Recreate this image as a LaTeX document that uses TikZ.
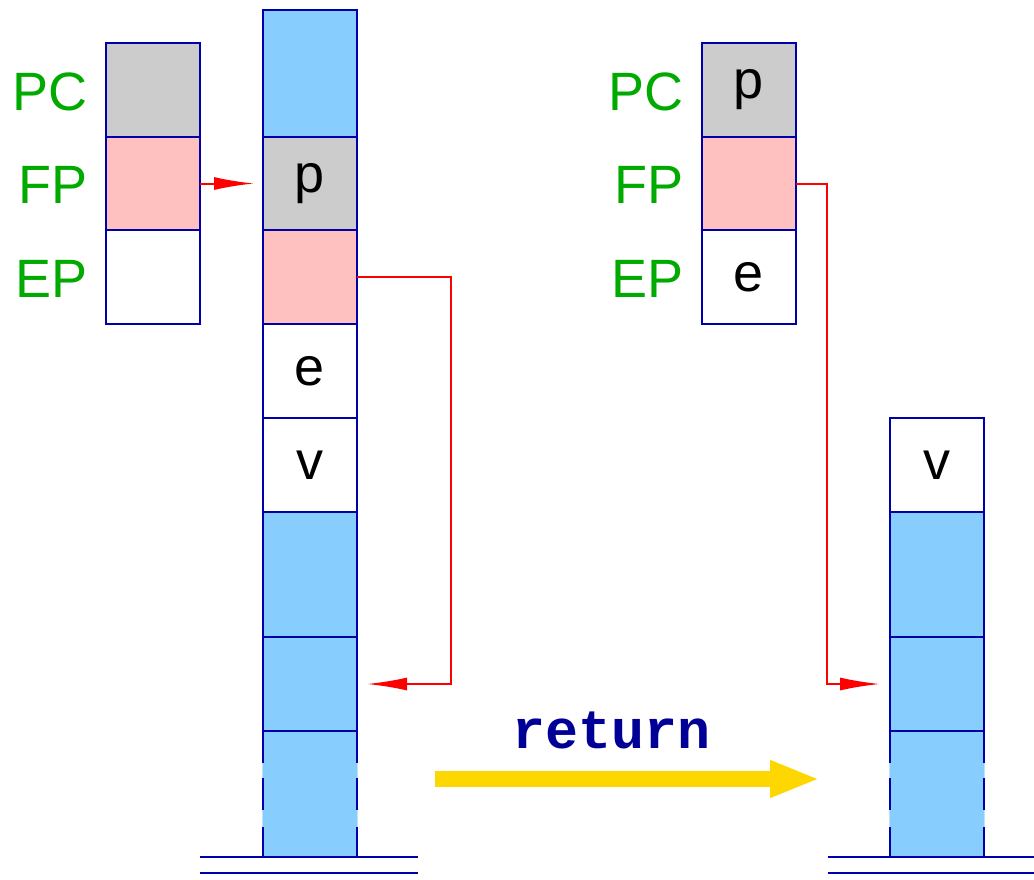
\documentclass[tikz,border=0pt]{standalone}
\usepackage{fontspec}
\setmainfont{Liberation Sans}
\newfontfamily\codefont{Liberation Mono}
\usetikzlibrary{arrows.meta}
\definecolor{edgeblue}{RGB}{0,0,170}
\definecolor{stackblue}{RGB}{135,206,255}
\definecolor{cellgray}{RGB}{204,204,204}
\definecolor{cellpink}{RGB}{255,192,192}
\definecolor{labgreen}{RGB}{0,170,0}
\definecolor{gold}{RGB}{255,215,0}
\definecolor{codeblue}{RGB}{0,0,150}
\begin{document}
\begin{tikzpicture}[x=1pt,y=-1pt,
  cell/.style={draw=edgeblue, line width=2pt, minimum width=94pt, inner sep=0pt, outer sep=0pt,
               font=\fontsize{54}{58}\selectfont, text=black},
  fillcell/.style={fill=stackblue, minimum width=94pt, inner sep=0pt, outer sep=0pt},
  reglab/.style={anchor=east, inner sep=0pt, text=labgreen, font=\fontsize{54}{58}\selectfont},
  edgeline/.style={draw=edgeblue, line width=2pt},
  sideline/.style={draw=edgeblue, line width=2pt, dash pattern=on 32pt off 15pt on 32pt off 17pt on 40pt},
  ptr/.style={draw=red, line width=2pt, -{Latex[length=40pt,width=13pt]}},
  bigarrow/.style={draw=gold, line width=16pt, -{Triangle[length=50pt,width=34pt]}}
]
\useasboundingbox (0,0) rectangle (1034,879);

% ---- left registers
\node[cell, fill=cellgray, minimum height=94pt] (lpc) at (153,90) {};
\node[cell, fill=cellpink, minimum height=93pt] (lfp) at (153,183.5) {};
\node[cell, fill=white, minimum height=94pt] (lep) at (153,277) {};
\node[reglab] (lpcl) at (88,92) {PC};
\node[reglab] (lfpl) at (88,185) {FP};
\node[reglab] (lepl) at (88,279) {EP};

% ---- left stack
\node[cell, fill=stackblue, minimum height=127pt] (s1) at (310,73.5) {};
\node[cell, fill=cellgray, minimum height=93pt] (s2) at (310,183.5) {p};
\node[cell, fill=cellpink, minimum height=94pt] (s3) at (310,277) {};
\node[cell, fill=white, minimum height=94pt] (s4) at (310,371) {e};
\node[cell, fill=white, minimum height=94pt] (s5) at (310,465) {v};
\node[cell, fill=stackblue, minimum height=125pt] (s6) at (310,574.5) {};
\node[cell, fill=stackblue, minimum height=94pt] (s7) at (310,684) {};
\node[fillcell, minimum height=126pt] (s8) at (310,794) {};
\fill[stackblue!55] ([xshift=-1pt]s8.north west) rectangle ([xshift=1pt]s8.south east);
\fill[stackblue] (s8.north west) rectangle (s8.south east);
\draw[edgeline] (s8.north west) -- (s8.north east);
\draw[edgeline] (s8.south west) -- (s8.south east);
\draw[sideline] (s8.north west) -- (s8.south west);
\draw[sideline] (s8.north east) -- (s8.south east);
\coordinate (lg1a) at (200,857); \coordinate (lg1b) at (418,857);
\coordinate (lg2a) at (200,873); \coordinate (lg2b) at (418,873);
\draw[edgeline] (lg1a) -- (lg1b);
\draw[edgeline] (lg2a) -- (lg2b);

% ---- left pointers
\draw[ptr, shorten >=9pt] (lfp.east) -- (s2.west);
\draw[ptr] (s3.east) -- ++(94,0) |- ([xshift=10pt]s7.east);

% ---- right registers
\node[cell, fill=cellgray, minimum height=94pt] (rpc) at (749,90) {p};
\node[cell, fill=cellpink, minimum height=93pt] (rfp) at (749,183.5) {};
\node[cell, fill=white, minimum height=94pt] (rep) at (749,277) {e};
\node[reglab] (rpcl) at (684,92) {PC};
\node[reglab] (rfpl) at (684,185) {FP};
\node[reglab] (repl) at (684,279) {EP};

% ---- right stack
\node[cell, fill=white, minimum height=94pt] (r1) at (937,465) {v};
\node[cell, fill=stackblue, minimum height=125pt] (r2) at (937,574.5) {};
\node[cell, fill=stackblue, minimum height=94pt] (r3) at (937,684) {};
\node[fillcell, minimum height=126pt] (r4) at (937,794) {};
\fill[stackblue!55] ([xshift=-1pt]r4.north west) rectangle ([xshift=1pt]r4.south east);
\fill[stackblue] (r4.north west) rectangle (r4.south east);
\draw[edgeline] (r4.north west) -- (r4.north east);
\draw[edgeline] (r4.south west) -- (r4.south east);
\draw[sideline] (r4.north west) -- (r4.south west);
\draw[sideline] (r4.north east) -- (r4.south east);
\coordinate (rg1a) at (828,857); \coordinate (rg1b) at (1034,857);
\coordinate (rg2a) at (828,873); \coordinate (rg2b) at (1034,873);
\draw[edgeline] (rg1a) -- (rg1b);
\draw[edgeline] (rg2a) -- (rg2b);

% ---- right pointer
\draw[ptr] (rfp.east) -- ++(31,0) |- ([xshift=-10pt]r3.west);

% ---- return arrow
\coordinate (ya) at (435,779);
\coordinate (yb) at (820,779);
\draw[bigarrow] (ya) -- (yb);
\node[anchor=base, inner sep=0pt, text=codeblue, font=\codefont\bfseries\fontsize{55}{60}\selectfont] (ret) at (612,748) {return};
\end{tikzpicture}
\end{document}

___

## WHAT THIS TASK INVOLVES:
Give the data above again in full and unchanged, skipping the pictures.

## THE ANSWER:
Recreate this image as a LaTeX document that uses TikZ.
\documentclass[tikz,border=0pt]{standalone}
\usepackage{fontspec}
\setmainfont{Liberation Sans}
\newfontfamily\codefont{Liberation Mono}
\usetikzlibrary{arrows.meta}
\definecolor{edgeblue}{RGB}{0,0,170}
\definecolor{stackblue}{RGB}{135,206,255}
\definecolor{cellgray}{RGB}{204,204,204}
\definecolor{cellpink}{RGB}{255,192,192}
\definecolor{labgreen}{RGB}{0,170,0}
\definecolor{gold}{RGB}{255,215,0}
\definecolor{codeblue}{RGB}{0,0,150}
\begin{document}
\begin{tikzpicture}[x=1pt,y=-1pt,
  cell/.style={draw=edgeblue, line width=2pt, minimum width=94pt, inner sep=0pt, outer sep=0pt,
               font=\fontsize{54}{58}\selectfont, text=black},
  fillcell/.style={fill=stackblue, minimum width=94pt, inner sep=0pt, outer sep=0pt},
  reglab/.style={anchor=east, inner sep=0pt, text=labgreen, font=\fontsize{54}{58}\selectfont},
  edgeline/.style={draw=edgeblue, line width=2pt},
  sideline/.style={draw=edgeblue, line width=2pt, dash pattern=on 32pt off 15pt on 32pt off 17pt on 40pt},
  ptr/.style={draw=red, line width=2pt, -{Latex[length=40pt,width=13pt]}},
  bigarrow/.style={draw=gold, line width=16pt, -{Triangle[length=50pt,width=34pt]}}
]
\useasboundingbox (0,0) rectangle (1034,879);

% ---- left registers
\node[cell, fill=cellgray, minimum height=94pt] (lpc) at (153,90) {};
\node[cell, fill=cellpink, minimum height=93pt] (lfp) at (153,183.5) {};
\node[cell, fill=white, minimum height=94pt] (lep) at (153,277) {};
\node[reglab] (lpcl) at (88,92) {PC};
\node[reglab] (lfpl) at (88,185) {FP};
\node[reglab] (lepl) at (88,279) {EP};

% ---- left stack
\node[cell, fill=stackblue, minimum height=127pt] (s1) at (310,73.5) {};
\node[cell, fill=cellgray, minimum height=93pt] (s2) at (310,183.5) {p};
\node[cell, fill=cellpink, minimum height=94pt] (s3) at (310,277) {};
\node[cell, fill=white, minimum height=94pt] (s4) at (310,371) {e};
\node[cell, fill=white, minimum height=94pt] (s5) at (310,465) {v};
\node[cell, fill=stackblue, minimum height=125pt] (s6) at (310,574.5) {};
\node[cell, fill=stackblue, minimum height=94pt] (s7) at (310,684) {};
\node[fillcell, minimum height=126pt] (s8) at (310,794) {};
\fill[stackblue!55] ([xshift=-1pt]s8.north west) rectangle ([xshift=1pt]s8.south east);
\fill[stackblue] (s8.north west) rectangle (s8.south east);
\draw[edgeline] (s8.north west) -- (s8.north east);
\draw[edgeline] (s8.south west) -- (s8.south east);
\draw[sideline] (s8.north west) -- (s8.south west);
\draw[sideline] (s8.north east) -- (s8.south east);
\coordinate (lg1a) at (200,857); \coordinate (lg1b) at (418,857);
\coordinate (lg2a) at (200,873); \coordinate (lg2b) at (418,873);
\draw[edgeline] (lg1a) -- (lg1b);
\draw[edgeline] (lg2a) -- (lg2b);

% ---- left pointers
\draw[ptr, shorten >=9pt] (lfp.east) -- (s2.west);
\draw[ptr] (s3.east) -- ++(94,0) |- ([xshift=10pt]s7.east);

% ---- right registers
\node[cell, fill=cellgray, minimum height=94pt] (rpc) at (749,90) {p};
\node[cell, fill=cellpink, minimum height=93pt] (rfp) at (749,183.5) {};
\node[cell, fill=white, minimum height=94pt] (rep) at (749,277) {e};
\node[reglab] (rpcl) at (684,92) {PC};
\node[reglab] (rfpl) at (684,185) {FP};
\node[reglab] (repl) at (684,279) {EP};

% ---- right stack
\node[cell, fill=white, minimum height=94pt] (r1) at (937,465) {v};
\node[cell, fill=stackblue, minimum height=125pt] (r2) at (937,574.5) {};
\node[cell, fill=stackblue, minimum height=94pt] (r3) at (937,684) {};
\node[fillcell, minimum height=126pt] (r4) at (937,794) {};
\fill[stackblue!55] ([xshift=-1pt]r4.north west) rectangle ([xshift=1pt]r4.south east);
\fill[stackblue] (r4.north west) rectangle (r4.south east);
\draw[edgeline] (r4.north west) -- (r4.north east);
\draw[edgeline] (r4.south west) -- (r4.south east);
\draw[sideline] (r4.north west) -- (r4.south west);
\draw[sideline] (r4.north east) -- (r4.south east);
\coordinate (rg1a) at (828,857); \coordinate (rg1b) at (1034,857);
\coordinate (rg2a) at (828,873); \coordinate (rg2b) at (1034,873);
\draw[edgeline] (rg1a) -- (rg1b);
\draw[edgeline] (rg2a) -- (rg2b);

% ---- right pointer
\draw[ptr] (rfp.east) -- ++(31,0) |- ([xshift=-10pt]r3.west);

% ---- return arrow
\coordinate (ya) at (435,779);
\coordinate (yb) at (820,779);
\draw[bigarrow] (ya) -- (yb);
\node[anchor=base, inner sep=0pt, text=codeblue, font=\codefont\bfseries\fontsize{55}{60}\selectfont] (ret) at (612,748) {return};
\end{tikzpicture}
\end{document}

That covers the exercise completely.